Dass Kristina Jonutytė den diesjährigen Caroline von Humboldt-Preis erhält, hat ihr Doktorvater Doktorvater Christoph Brumann sehr befürwortet. Er bezeichnet die Nachwuchswissenschaftlerin als „ausgesprochen gründliche, engagierte, kreative und klarsichtige Wissenschaftlerin, von der ich eine große Karriere erwarte, zumal sie auch als freundlicher und verlässlicher team player zu überzeugen weiß“.

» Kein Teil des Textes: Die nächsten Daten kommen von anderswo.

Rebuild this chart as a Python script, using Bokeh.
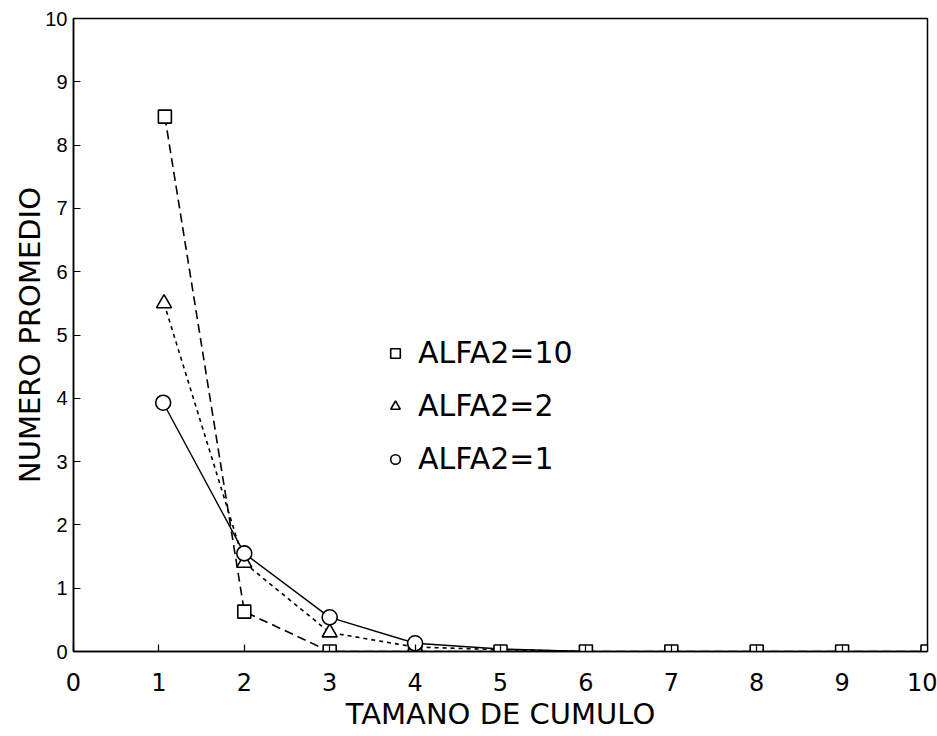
from bokeh.plotting import figure
from bokeh.models import Range1d, Legend, LegendItem, FixedTicker
from bokeh.embed import file_html
from bokeh.resources import INLINE

# ---- data ----
x_sq = [1.07, 2, 3, 4, 5, 6, 7, 8, 9, 10]
y_sq = [8.45, 0.63, 0.0, 0.0, 0.0, 0.0, 0.0, 0.0, 0.0, 0.0]
x_tri = [1.06, 2, 3, 4, 5, 6]
y_tri = [5.5, 1.4, 0.3, 0.07, 0.03, 0.0]
x_cir = [1.05, 2, 3, 4, 5, 6]
y_cir = [3.93, 1.55, 0.54, 0.13, 0.04, 0.0]
labels = ["ALFA2=10", "ALFA2=2", "ALFA2=1"]
x_ticks = list(range(0, 11))
y_ticks = list(range(0, 11))

THIN = "DejaVu Sans"
TICK = "Liberation Sans"

p = figure(width=937, height=736, output_backend="svg", toolbar_location=None,
           x_range=Range1d(0, 10), y_range=Range1d(0, 10),
           min_border_left=73, min_border_right=10, min_border_top=18, min_border_bottom=85)
p.grid.visible = False
p.outline_line_color = "black"
p.outline_line_width = 1.5

for ax in (p.xaxis[0], p.yaxis[0]):
    ax.major_tick_in = 7
    ax.major_tick_out = 0
    ax.minor_tick_in = 0
    ax.minor_tick_out = 0
    ax.axis_line_width = 1.5
    ax.major_tick_line_width = 1.2
    ax.axis_label_text_font_style = "normal"
    ax.axis_label_text_color = "black"
    ax.major_label_text_color = "black"

p.xaxis.ticker = FixedTicker(ticks=x_ticks)
p.yaxis.ticker = FixedTicker(ticks=y_ticks)

p.xaxis.axis_label = "TAMANO DE CUMULO"
p.xaxis.axis_label_text_font = THIN
p.xaxis.axis_label_text_font_size = "29px"
p.xaxis.axis_label_standoff = 3
p.xaxis.major_label_text_font = THIN
p.xaxis.major_label_text_font_size = "24px"
p.xaxis.major_label_standoff = 21

p.yaxis.axis_label = "NUMERO PROMEDIO"
p.yaxis.axis_label_text_font = THIN
p.yaxis.axis_label_text_font_size = "29px"
p.yaxis.axis_label_standoff = -5
p.yaxis.major_label_text_font = TICK
p.yaxis.major_label_text_font_size = "20px"
p.yaxis.major_label_standoff = 6

# lines
p.line(x_sq, y_sq, line_color="black", line_width=1.6, line_dash="9 5")
p.line(x_tri, y_tri, line_color="black", line_width=1.6, line_dash="4 4")
p.line(x_cir, y_cir, line_color="black", line_width=1.4)

# markers
r_sq = p.scatter(x_sq, y_sq, marker="square", size=13, fill_color="white",
                 line_color="black", line_width=1.6)
r_tri = p.scatter(x_tri[:4], y_tri[:4], marker="triangle", size=15, fill_color="white",
                  line_color="black", line_width=1.6)
r_cir = p.scatter(x_cir[:4], y_cir[:4], marker="circle", size=15, fill_color="white",
                  line_color="black", line_width=1.6)

legend = Legend(items=[LegendItem(label=labels[0], renderers=[r_sq]),
                       LegendItem(label=labels[1], renderers=[r_tri]),
                       LegendItem(label=labels[2], renderers=[r_cir])],
                location=(310, 175), glyph_width=24, glyph_height=24,
                label_text_font=THIN, label_text_font_size="30px",
                label_text_color="black",
                label_standoff=11, spacing=18, padding=0, margin=0,
                border_line_alpha=0, background_fill_alpha=0)
p.add_layout(legend, "center")

open("out.html", "w").write(file_html(p, INLINE))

Für die Litauerin ist die Preisverleihung nicht nur „eine Ehre“, wie sie sagt, sondern zugleich der Einstieg in ein akademisches Jahr, das sie auch in Berlin verbringen wird. Mal wird dann ihr Mann, der ebenfalls Wissenschaftler ist, mal ihre Mutter dabei sein – mitsamt Kind. „Es ist nicht leicht, das alles unter einen Hut zu kriegen“, sagt Kristina Jonutytė lachend. „Aber man sollte sich nicht den Möglichkeiten verschließen zu reisen und neue Erfahrungen zu machen.“

Von Isabel Fannrich-Lautenschläger

Über den Caroline von Humboldt-Preis

Der Caroline von Humboldt-Preis, der mit 15.000 Euro dotiert ist, wird jährlich an eine exzellente Postdoktorandin aus dem In- oder Ausland vergeben. Er ist einer der höchstdotierten Preise seiner Art in Deutschland. Mit dem Preisgeld wird der Preisträgerin die Durchführung eines Forschungsprojekts im Rahmen eines Forschungsaufenthaltes an der Humboldt-Universität ermöglicht.